The context for Bathsheba's reappearance (in the first chapter of First Kings) is that her stepson Adonijah is boasting that he will succeed his father who clearly is in decline (1 Kgs 1:5, 7–10). The prophet Nathan now urges her to inform David of Adonijah's attempt to usurp the succession without the monarch's knowledge. He tells her to act, lest she forfeit her life and that of Solomon. Nathan urges Bathsheba to go to King David and say to him, “Did not you, O lord king, swear to your maidservant: ‘Your son Solomon shall succeed me as king, and he shall sit upon my throne’? Then why has Adonijah become king?” (1 Kgs 1:13). This seems to be insider knowledge, for there is no such previous dialogue in the biblical text. Nathan then shrewdly follows with the statement that as soon as she has said this to David, Nathan himself will join Bathsheba and David and confirm this conversation. Nathan becomes a co-conspirator in the Solomon ascendency. In the next scene, beginning with v 15, Bathsheba goes to see her aging husband in his inner chambers. She bows low before the king and then suggests to him that his will is being usurped by Adonijah's hasty action, naming himself as the monarch. Bathsheba then makes it clear to to David he must act decisively now or she and her son may well face their death.
“In Bathsheba's repetition of Nathan's instructions, she introduces one small but revealing addition: she claims that David swore to her about Solomon's succession “by the Lord [his] God,” which would indicate a higher order of binding solemnity to the vow…. David, carrying this particular incremental repetition a half-step further, will announce to Bathsheba (after he has been persuaded by her and Nathan that he did make such a vow), “As I swore to you by the Lord God of Israel, ‘Solomon your son will reign after me’” (1 Kings 1:30) giving that solemn vow the concluding flourish of an official pronunciation” (Alter 2011: 124).

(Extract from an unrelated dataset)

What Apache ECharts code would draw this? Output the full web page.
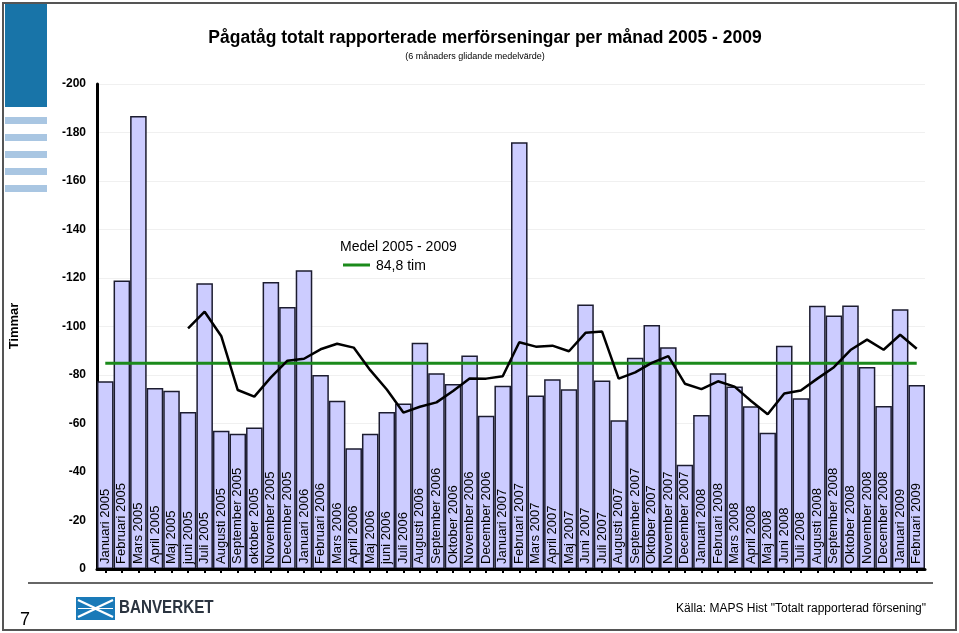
<!DOCTYPE html>
<html>
<head>
<meta charset="utf-8">
<script src="https://cdn.jsdelivr.net/npm/echarts@6/dist/echarts.min.js"></script>
<style>
html,body{margin:0;padding:0;background:#fff;}
#c{width:959px;height:633px;}
</style>
</head>
<body>
<div id="c"></div>
<script>
const categories = [
  "Januari 2005","Februari 2005","Mars 2005","April 2005","Maj 2005","juni 2005","Juli 2005","Augusti 2005","September 2005","oktober 2005","November 2005","December 2005",
  "Januari 2006","Februari 2006","Mars 2006","April 2006","Maj 2006","juni 2006","Juli 2006","Augusti 2006","September 2006","Oktober 2006","November 2006","December 2006",
  "Januari 2007","Februari 2007","Mars 2007","April 2007","Maj 2007","Juni 2007","Juli 2007","Augusti 2007","September 2007","Oktober 2007","November 2007","December 2007",
  "Januari 2008","Februari 2008","Mars 2008","April 2008","Maj 2008","Juni 2008","Juli 2008","Augusti 2008","September 2008","Oktober 2008","November 2008","December 2008",
  "Januari 2009","Februari 2009"
];
const monthlyHours = [
  77.4,119.0,186.8,74.6,73.5,64.7,117.8,57.0,55.8,58.4,118.4,108.0,
  123.2,80.0,69.4,49.8,55.8,64.7,68.2,93.3,80.7,76.3,88.0,63.2,
  75.6,176.0,71.5,78.2,74.1,109.1,77.7,61.3,87.1,100.6,91.4,43.0,
  63.5,80.7,75.3,67.1,56.2,92.1,70.4,108.6,104.5,108.7,83.3,67.2,
  107.1,75.9
];
const movingAvg6 = [
  null,null,null,null,null,99.2,106.1,96.1,73.8,71.1,79.0,85.9,
  86.7,90.6,92.9,91.3,82.0,74.0,64.5,66.9,68.7,73.4,78.6,78.5,
  79.5,93.5,91.7,92.1,89.8,97.4,97.9,78.5,81.1,85.0,87.8,76.4,
  74.2,77.4,75.2,69.3,63.8,72.4,73.6,78.5,83.2,90.3,94.6,90.4,
  96.6,90.8
];
const meanValue = 84.8;
const meanLine = categories.map(() => meanValue);
const yTicks = [0,20,40,60,80,100,120,140,160,180,200];

const FONT = '"Liberation Sans", Arial, sans-serif';
const chart = echarts.init(document.getElementById('c'), null, {renderer:'canvas'});

chart.setOption({
  animation: false,
  backgroundColor: '#fff',
  grid: {left: 97, right: 34, top: 84, bottom: 64, containLabel: false},
  xAxis: {
    type: 'category',
    data: categories,
    boundaryGap: true,
    z: 10,
    axisLine: {show: true, lineStyle: {color: '#000', width: 3}},
    axisTick: {show: true, alignWithLabel: true, length: 4, lineStyle: {color: '#000', width: 2}},
    axisLabel: {
      show: true, inside: true, rotate: 90, interval: 0, margin: 5, hideOverlap: false,
      fontFamily: FONT, fontSize: 13, color: '#000'
    },
    splitLine: {show: false}
  },
  yAxis: {
    type: 'value',
    min: yTicks[0], max: yTicks[yTicks.length - 1], interval: 20,
    axisLine: {show: true, lineStyle: {color: '#000', width: 3}},
    axisTick: {show: false},
    axisLabel: {
      fontFamily: FONT, fontSize: 12, fontWeight: 'bold', color: '#000', margin: 11,
      formatter: v => (v === 0 ? '0' : '-' + v)
    },
    splitLine: {show: true, lineStyle: {color: '#f0f0f0', width: 1}}
  },
  series: [
    {
      type: 'bar',
      data: monthlyHours,
      barCategoryGap: '0%',
      itemStyle: {color: '#ccccff', borderColor: '#1c1c30', borderWidth: 1.5},
      z: 1
    },
    {
      type: 'line',
      data: meanLine,
      showSymbol: false,
      symbol: 'none',
      lineStyle: {color: '#1b8a1b', width: 3},
      z: 3
    },
    {
      type: 'line',
      data: movingAvg6,
      showSymbol: false,
      symbol: 'none',
      connectNulls: false,
      lineStyle: {color: '#000', width: 2.5},
      z: 4
    }
  ],
  graphic: [
    {type: 'rect', shape: {x: 3, y: 3, width: 953, height: 627}, style: {fill: 'none', stroke: '#555', lineWidth: 2}, silent: true},
    {type: 'rect', shape: {x: 5, y: 4, width: 42, height: 103}, style: {fill: '#1874a8'}, silent: true},
    {type: 'rect', shape: {x: 5, y: 117, width: 42, height: 7}, style: {fill: '#a9c6e2'}, silent: true},
    {type: 'rect', shape: {x: 5, y: 134, width: 42, height: 7}, style: {fill: '#a9c6e2'}, silent: true},
    {type: 'rect', shape: {x: 5, y: 151, width: 42, height: 7}, style: {fill: '#a9c6e2'}, silent: true},
    {type: 'rect', shape: {x: 5, y: 168, width: 42, height: 7}, style: {fill: '#a9c6e2'}, silent: true},
    {type: 'rect', shape: {x: 5, y: 185, width: 42, height: 7}, style: {fill: '#a9c6e2'}, silent: true},
    {type: 'text', x: 485, y: 38, style: {text: 'Pågatåg totalt rapporterade merförseningar per månad 2005 - 2009', fontFamily: FONT, fontSize: 17.5, fontWeight: 'bold', fill: '#000', align: 'center', verticalAlign: 'middle'}},
    {type: 'text', x: 475, y: 57, style: {text: '(6 månaders glidande medelvärde)', fontFamily: FONT, fontSize: 9, fill: '#000', align: 'center', verticalAlign: 'middle'}},
    {type: 'text', x: 14, y: 326, rotation: Math.PI / 2, style: {text: 'Timmar', fontFamily: FONT, fontSize: 13, fontWeight: 'bold', fill: '#000', align: 'center', verticalAlign: 'middle'}},
    {type: 'text', x: 340, y: 247, style: {text: 'Medel 2005 - 2009', fontFamily: FONT, fontSize: 14, fill: '#000', align: 'left', verticalAlign: 'middle'}},
    {type: 'line', shape: {x1: 343, y1: 265, x2: 370, y2: 265}, style: {stroke: '#1b8a1b', lineWidth: 3}},
    {type: 'text', x: 376, y: 266, style: {text: '84,8 tim', fontFamily: FONT, fontSize: 14, fill: '#000', align: 'left', verticalAlign: 'middle'}},
    {type: 'line', shape: {x1: 28, y1: 583, x2: 933, y2: 583}, style: {stroke: '#333', lineWidth: 1.5}},
    {type: 'text', x: 25, y: 620, style: {text: '7', fontFamily: FONT, fontSize: 18, fill: '#000', align: 'center', verticalAlign: 'middle'}},
    {type: 'rect', shape: {x: 76, y: 597, width: 39, height: 23}, style: {fill: '#1a7ab8'}},
    {type: 'polyline', shape: {points: [[78, 600], [96, 608.5], [78, 617]]}, style: {stroke: '#fff', lineWidth: 2.2, fill: 'none'}},
    {type: 'polyline', shape: {points: [[113, 600], [95, 608.5], [113, 617]]}, style: {stroke: '#fff', lineWidth: 2.2, fill: 'none'}},
    {type: 'line', shape: {x1: 78, y1: 608.5, x2: 113, y2: 608.5}, style: {stroke: '#fff', lineWidth: 1.2}},
    {type: 'text', x: 119, y: 608, scaleX: 0.8, style: {text: 'BANVERKET', fontFamily: FONT, fontSize: 19, fontWeight: 'bold', fill: '#2b3440', align: 'left', verticalAlign: 'middle'}},
    {type: 'text', x: 926, y: 609, style: {text: 'Källa: MAPS Hist "Totalt rapporterad försening"', fontFamily: FONT, fontSize: 12, fill: '#000', align: 'right', verticalAlign: 'middle'}}
  ]
});
</script>
</body>
</html>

Solomon then succeeds his father, and soon thereafter David dies.
Adonijah's naive but overweening desire to become king evidently clouds his common sense. He foolishly and fatefully approaches Bathsheba and asks her to intercede with Solomon; he desires to marry Abishag, King David's last “bed partner” (1 Kgs 1:1–4; 1 Kgs 2:13 ff.) but with whom, however, David did not have sexual relations. “Adonijah's marriage to Abishag would signal he was indeed fit to become king” (Howard: 168). Sleeping with the former king's wives or concubines was one way to claim legitimacy to power (cf. 2 Sam 16:21 ff.; 2 Sam 3:7; see also Reuben's lying with Bilhah (Gen 35:22).
Bathsheba promises to pass on this request to Solomon, which she does (I Kgs 2:18 ff.). One imagines Bathsheba rolling her eyes even as she passes this request on to her son. It is incomprehensible that she is “trying to bring about a reconciliation between the brothers” (Fox: 572). To do so would likely mean her own death-warrant and that of Solomon. Adonijah certainly would fatally dispatch any further likely contenders to his rule. Granting Adonijah's wish would have totally undermined Solomon's legitimacy on the throne, which he immediately understands. Solomon then sees that his rival is killed (vv 22–25).
When Bathsheba entered the biblical stage, one way to understand her role is that of a passive figure, overwhelmed by the call of the king. Whether she welcomed David's approach, or even sought out his attention, is a matter of speculation, as noted earlier in this article. Here, in First Kings she acts decisively and judiciously. She is a woman on a mission. She knows what she wants, and she is determined to achieve her goals. In protecting her son (and her own life), Bathsheba is direct, resourceful and calculating. As noted she clearly outmaneuvers Adonijah and his supporters. In the final scene where she appears, Solomon bows to his mother and has a throne brought for her to sit on his right (1 Kgs 2:19). Bathsheba is clearly the most successful of David's wives. In the opening scenes, David's lust for Bathsheba is unquestionable. Bathsheba's initial lust for David, or her lust for power, or her lust for both David and power, is a matter of speculation. In the matter of the royal succession, Bathsheba's lust for power, and certainly her strong desire to have Solomon succeed his father on the throne, is evident.
Conclusion
David's early marriages assist in his rise to power. He begins his ascent with Michal, a royal princess, and then subsequently with his marriage to Abigail, resulting in his coming to power in Hebron. These marriages increase his status and help him gain ascendancy over Saul and Saul's descendants. Samuel had anointed the young David in view of David's entire family and “the spirit of Y
The biblical text does not use the terms of love, power, and lust, to characterize David's march to attaining the throne and his subsequent rule. The book of Samuel does speak of Saul's love for David (1 Sam 16:21); Jonathan's love for David (1 Sam 18:1, 3); Michal's love for David (1 Sam 18:20, 28); and the people's love for David (1 Sam 18:16). Conspicuously missing is any description, or even any hint, of David's similar sincere affection for Saul, Jonathan, the people, much less for his wives! In the cases of Michal, Abigail, and Bathsheba, David's motivation is his own personal view of his destiny. Michal loved David, but then grew to despise him; Abigail recognized David's potential for power, and placed herself at his disposal; David lusted for Bathsheba, and in time, she may have reciprocated those feelings. Love, power, and lust are potent motivators. These are three strong women. They were attracted to David, and he saw something attractive in each. Ecclesiastes observed that the “dead know nothing … even the memory of them has died. Their loves, their hates, their jealousies have long since perished” (Eccl 9:5, 6). David, Michal, Abigail, and Bathsheba have all died. Yet the memory of them, their loves, their hates, their jealousies, remain with us as lessons to learn, if not necessarily to emulate, in the areas of love, power, and lust.